The positive attitude worked: Jill’s backyard company, Tastefully Simple, is now a direct-sales business, with $120 million in sales last year. And Jill was named one of the top 25 female business owners in North America by Fast Company magazine.

According to research by Thomas J. Stanley, author of The Millionaire Mind, over 80 percent of millionaires say they never would have been successful if their vocation wasn’t something they cared about.

4. Grow your money
Most of us know the never-ending cycle of living paycheck to paycheck. “The fastest way to get out of that pattern is to make extra money for the specific purpose of reinvesting in yourself,” says Loral Langemeier, author of The Millionaire Maker. In other words, earmark some money for the sole purpose of investing it in a place where it will grow dramatically—like a business or real estate.
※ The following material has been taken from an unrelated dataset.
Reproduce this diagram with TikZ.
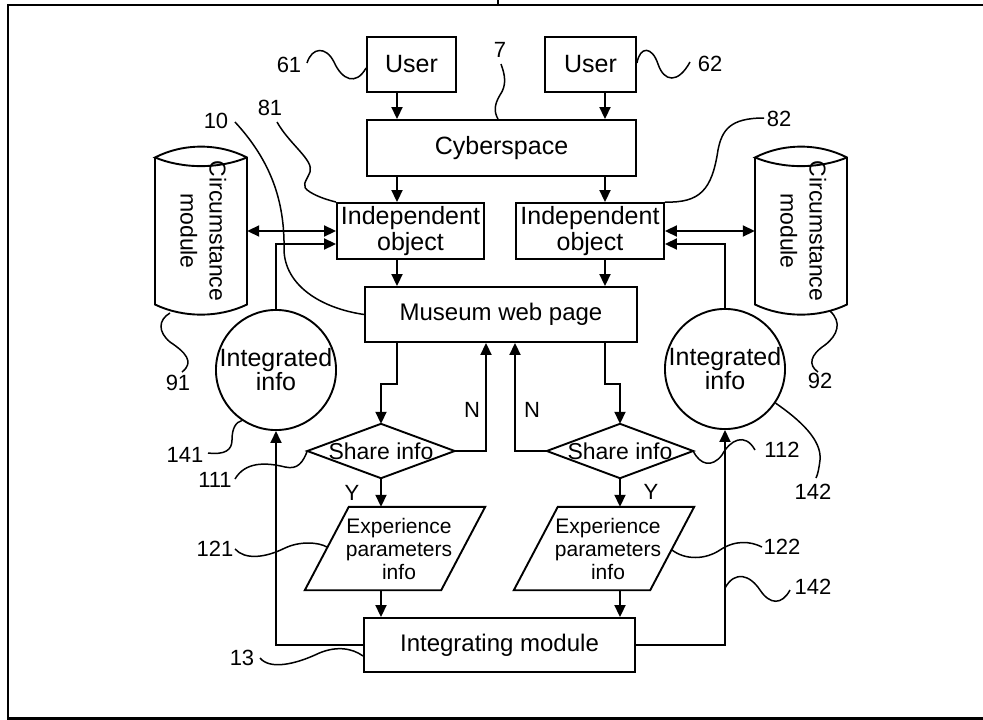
\documentclass[tikz,border=0pt]{standalone}
\usepackage{fontspec}
\setmainfont{Liberation Sans}
\usetikzlibrary{arrows.meta,calc}

% outline of a circumstance-module drum around a (borderless) node
\newcommand\cylshape[1]{%
  \draw[ln] ($(#1.center)+(-46,-73.5)$)
      -- ($(#1.center)+(-46,73.5)$)
      .. controls ($(#1.center)+(-18,87)$) and ($(#1.center)+(18,87)$) .. ($(#1.center)+(46,73.5)$)
      -- ($(#1.center)+(46,-73.5)$)
      .. controls ($(#1.center)+(18,-88)$) and ($(#1.center)+(-18,-88)$) .. ($(#1.center)+(-46,-73.5)$)
      .. controls ($(#1.center)+(-18,-62)$) and ($(#1.center)+(18,-62)$) .. ($(#1.center)+(46,-73.5)$);}

% slanted input/output box around a (borderless) node
\newcommand\slantshape[1]{%
  \draw[ln] ($(#1.north west)+(44,0)$) -- (#1.north east)
      -- ($(#1.south east)+(-44,0)$) -- (#1.south west) -- cycle;}

\begin{document}
\begin{tikzpicture}[x=1pt,y=-1pt,
  every node/.style={font=\fontsize{25}{26}\selectfont, inner sep=0pt, align=center},
  ln/.style={line width=1.9pt, line join=miter},
  box/.style={draw, ln},
  arr/.style={ln, -{Triangle[length=12pt,width=11pt]}},
  darr/.style={ln, {Triangle[length=12pt,width=11pt]}-{Triangle[length=12pt,width=11pt]}},
  lead/.style={line width=1.5pt},
  num/.style={font=\fontsize{22}{24}\selectfont},
  paramtext/.style={font=\fontsize{21}{23}\selectfont}
]
\useasboundingbox (0,0) rectangle (983,720);

% sheet frame
\draw[line width=2.2pt] (983,5) -- (8,5) -- (8,718.5) -- (983,718.5);
\draw[line width=2pt] (498,0) -- (498,5);

% arrow columns
\coordinate (cL) at (397,0);
\coordinate (cR) at (605,0);
\coordinate (nL) at (486,0);
\coordinate (nR) at (515,0);

% main boxes
\node[box, minimum width=89, minimum height=55] (u1) at (411.5,64.5) {User};
\node[box, minimum width=91, minimum height=55] (u2) at (590.5,64.5) {User};
\node[box, minimum width=269, minimum height=56] (cy) at (501.5,148) {Cyberspace};
\node[box, minimum width=147, minimum height=56] (io1) at (410.5,231) {Independent\\object};
\node[box, minimum width=148, minimum height=56] (io2) at (590,231) {Independent\\object};
\node[box, minimum width=272, minimum height=55, font=\fontsize{24}{26}\selectfont] (mw) at (501,314.5) {Museum web page};
\node[box, minimum width=271, minimum height=54, font=\fontsize{24}{26}\selectfont] (im) at (499.5,645) {Integrating module};

% circumstance modules
\node[minimum width=92, minimum height=147] (cm1) at (201,231)
  {\rotatebox{-90}{\fontsize{23}{29}\selectfont\begin{tabular}{@{}c@{}}Circumstance\\module\end{tabular}}};
\node[minimum width=92, minimum height=147] (cm2) at (801,231)
  {\rotatebox{-90}{\fontsize{23}{29}\selectfont\begin{tabular}{@{}c@{}}Circumstance\\module\end{tabular}}};
\cylshape{cm1}
\cylshape{cm2}

% integrated info
\node[box, circle, minimum size=120, font=\fontsize{25}{24}\selectfont] (ii1) at (276,370) {Integrated\\info};
\node[box, circle, minimum size=120, font=\fontsize{25}{24}\selectfont] (ii2) at (725,369) {Integrated\\info};

% decisions
\node[minimum width=147, minimum height=54, font=\fontsize{23}{26}\selectfont] (sh1) at (381,451) {Share info};
\node[minimum width=146, minimum height=54, font=\fontsize{23}{26}\selectfont] (sh2) at (620,451) {Share info};
\draw[ln] (sh1.north) -- (sh1.east) -- (sh1.south) -- (sh1.west) -- cycle;
\draw[ln] (sh2.north) -- (sh2.east) -- (sh2.south) -- (sh2.west) -- cycle;

% experience parameters
\node[minimum width=180, minimum height=83, paramtext] (ep1) at (395,548.5) {\hspace*{8pt}Experience\\\hspace*{8pt}parameters\\\hspace*{8pt}info};
\node[minimum width=180, minimum height=83, paramtext] (ep2) at (604,548.5) {\hspace*{8pt}Experience\\\hspace*{8pt}parameters\\\hspace*{8pt}info};
\slantshape{ep1}
\slantshape{ep2}

% flow
\draw[arr] (u1.south -| cL) -- (cy.north -| cL);
\draw[arr] (u2.south -| cR) -- (cy.north -| cR);
\draw[arr] (cy.south -| cL) -- (io1.north -| cL);
\draw[arr] (cy.south -| cR) -- (io2.north -| cR);
\draw[arr] (io1.south -| cL) -- (mw.north -| cL);
\draw[arr] (io2.south -| cR) -- (mw.north -| cR);
\draw[arr] (mw.south -| cL) -- ++(0,41) -| (sh1.north);
\draw[arr] (mw.south -| cR) -- ++(0,41) -| (sh2.north);
\draw[arr] (sh1.east) -| (mw.south -| nL);
\draw[arr] (sh2.west) -| (mw.south -| nR);
\draw[arr] (sh1.south) -- (ep1.north -| sh1.south);
\draw[arr] (sh2.south) -- (ep2.north -| sh2.south);
\draw[arr] (ep1.south -| sh1.south) -- (im.north -| sh1.south);
\draw[arr] (ep2.south -| sh2.south) -- (im.north -| sh2.south);
\draw[arr] (im.west) -| (ii1.south);
\draw[arr] (im.east) -| (ii2.south);
\draw[darr] (cm1.east) -- (cm1.east -| io1.west);
\draw[darr] (cm2.west) -- (cm2.west -| io2.east);
\draw[arr] (ii1.north) |- ($(io1.west)+(0,13)$);
\draw[arr] (ii2.north) |- ($(io2.east)+(0,13)$);

% branch labels
\node[num] (nLt) at (472,410) {N};
\node[num] (nRt) at (532,410) {N};
\node[num] (yLt) at (352,493) {Y};
\node[num] (yRt) at (651,492) {Y};

% reference numerals
\node[num] (l61) at (289,65) {61};
\node[num] (l62) at (710,64) {62};
\node[num] (l7) at (500,50) {7};
\node[num] (l10) at (216,121) {10};
\node[num] (l81) at (270,108) {81};
\node[num] (l82) at (779,119) {82};
\node[num] (l91) at (178,383) {91};
\node[num] (l92) at (820,381) {92};
\node[num] (l141) at (185,455) {141};
\node[num] (l111) at (215,480) {111};
\node[num] (l121) at (215,549) {121};
\node[num] (l13) at (242,658) {13};
\node[num] (l112) at (782,450) {112};
\node[num] (l142a) at (813,492) {142};
\node[num] (l142b) at (813,587) {142};
\node[num] (l122) at (782,547) {122};

% leader lines
\draw[lead] (307,63) .. controls (312,47) and (326,46) .. (334,62)
            .. controls (342,80) and (356,86) .. (u1.west |- 0,68);
\draw[lead] (u2.east |- 0,63) .. controls (640,46) and (652,46) .. (658,64)
            .. controls (664,82) and (678,84) .. (690,62);
\draw[lead] (501,64) .. controls (505,75) and (507,85) .. (500,95)
            .. controls (494,105) and (494,112) .. (cy.north -| 498,0);
\draw[lead] (235,122) .. controls (270,160) and (285,200) .. (284,250)
            .. controls (285,285) and (320,308) .. (mw.west);
\draw[lead] (277,122) .. controls (290,145) and (314,160) .. (310,172)
            .. controls (306,182) and (300,186) .. (310,192)
            .. controls (318,197) and (328,200) .. (io1.north west);
\draw[lead] (764,118) .. controls (730,118) and (722,130) .. (718,150)
            .. controls (712,190) and (700,203) .. (io2.north east);
\draw[lead] (170,313) .. controls (158,320) and (158,332) .. (170,342)
            .. controls (185,352) and (195,362) .. (182,372);
\draw[lead] (830,311) .. controls (842,322) and (838,335) .. (825,345)
            .. controls (810,355) and (808,365) .. (818,372);
\draw[lead] (208,453) .. controls (225,455) and (232,450) .. (232,440)
            .. controls (232,428) and (236,422) .. (ii1.236);
\draw[lead] (235,479) .. controls (245,462) and (265,462) .. (285,467)
            .. controls (298,470) and (303,462) .. (sh1.west);
\draw[lead] (235,549) .. controls (245,560) and (265,558) .. (285,548)
            .. controls (300,541) and (318,542) .. (327,547);
\draw[lead] (260,658) .. controls (270,670) and (295,664) .. (315,655)
            .. controls (335,645) and (352,648) .. (im.west |- 0,656);
\draw[lead] (sh2.east) .. controls (700,465) and (712,468) .. (722,455)
            .. controls (730,440) and (745,432) .. (755,450);
\draw[lead] (ii2.-34) .. controls (800,420) and (822,440) .. (820,460)
            .. controls (819,468) and (818,474) .. (816,478);
\draw[lead] (725,588) .. controls (735,570) and (750,575) .. (760,590)
            .. controls (770,605) and (782,605) .. (790,590);
\draw[lead] (672,550) .. controls (685,560) and (705,560) .. (720,550)
            .. controls (735,540) and (750,541) .. (762,547);
\end{tikzpicture}
\end{document}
There are endless ways to make extra money for investing—you just have to be willing to do the work. “Everyone has a marketable skill,” says Langemeier. “When I started out, I had a tutoring business, seeing clients in the morning before work and on my lunch break.”

A little moonlighting cash really can grow into a million. Twenty-five years ago, Rick Sikorski dreamed of owning a personal training business. “I rented a tiny studio where I charged $15 an hour,” he says. When money started trickling in, he squirreled it away instead of spending it, putting it all back into the business. Rick’s 400-square-foot studio is now Fitness Together, a franchise based in Highlands Ranch, Colorado, with more than 360 locations worldwide. And he’s worth over $40 million.

When extra money rolls in, it’s easy to think, Now I can buy that new TV. But if you want to get rich, you need to pay yourself first, by putting money where it will work hard for you—whether that’s in your retirement fund, a side business or investments like real estate.

5. No guts, no glory
Last summer, Dave Lindahl footed the bill for 18 relatives at a fancy mansion in the Adirondacks. One night, his dad looked out at the scenery and joked, “I can’t believe we used to call you the black sheep!”

At 29, Dave was broke, living in a small apartment near Boston and wondering what to do after ten years in a local rock band. “I looked around and thought, If I don’t do something, I’ll be stuck here forever.”

He started a landscape company, buying his equipment on credit. When business literally froze over that winter, a banker friend asked if he’d like to renovate a foreclosed home. “I’m a terrible carpenter, but I needed the money, so I went to some free seminars at Home Depot and figured it out as I went,” he says.

After a few more renovations, it occurred to him: Why not buy the homes and sell them for profit? He took a risk and bought his first property. Using the proceeds, he bought another, and another. Twelve years later, he owns apartment buildings, worth $143 million, in eight states.

The Biggest Secret? Stop spending.
Every millionaire we spoke to has one thing in common: Not a single one spends needlessly. Real estate investor Dave Lindahl drives a Ford Explorer and says his middle-class neighbors would be shocked to learn how much he’s worth. Fitness mogul Rick Sikorski can’t fathom why anyone would buy bottled water. Steve Maxwell, the finance teacher, looked at a $1.5 million home but decided to buy one for half the price because “a house with double the cost wouldn’t give me double the enjoyment.”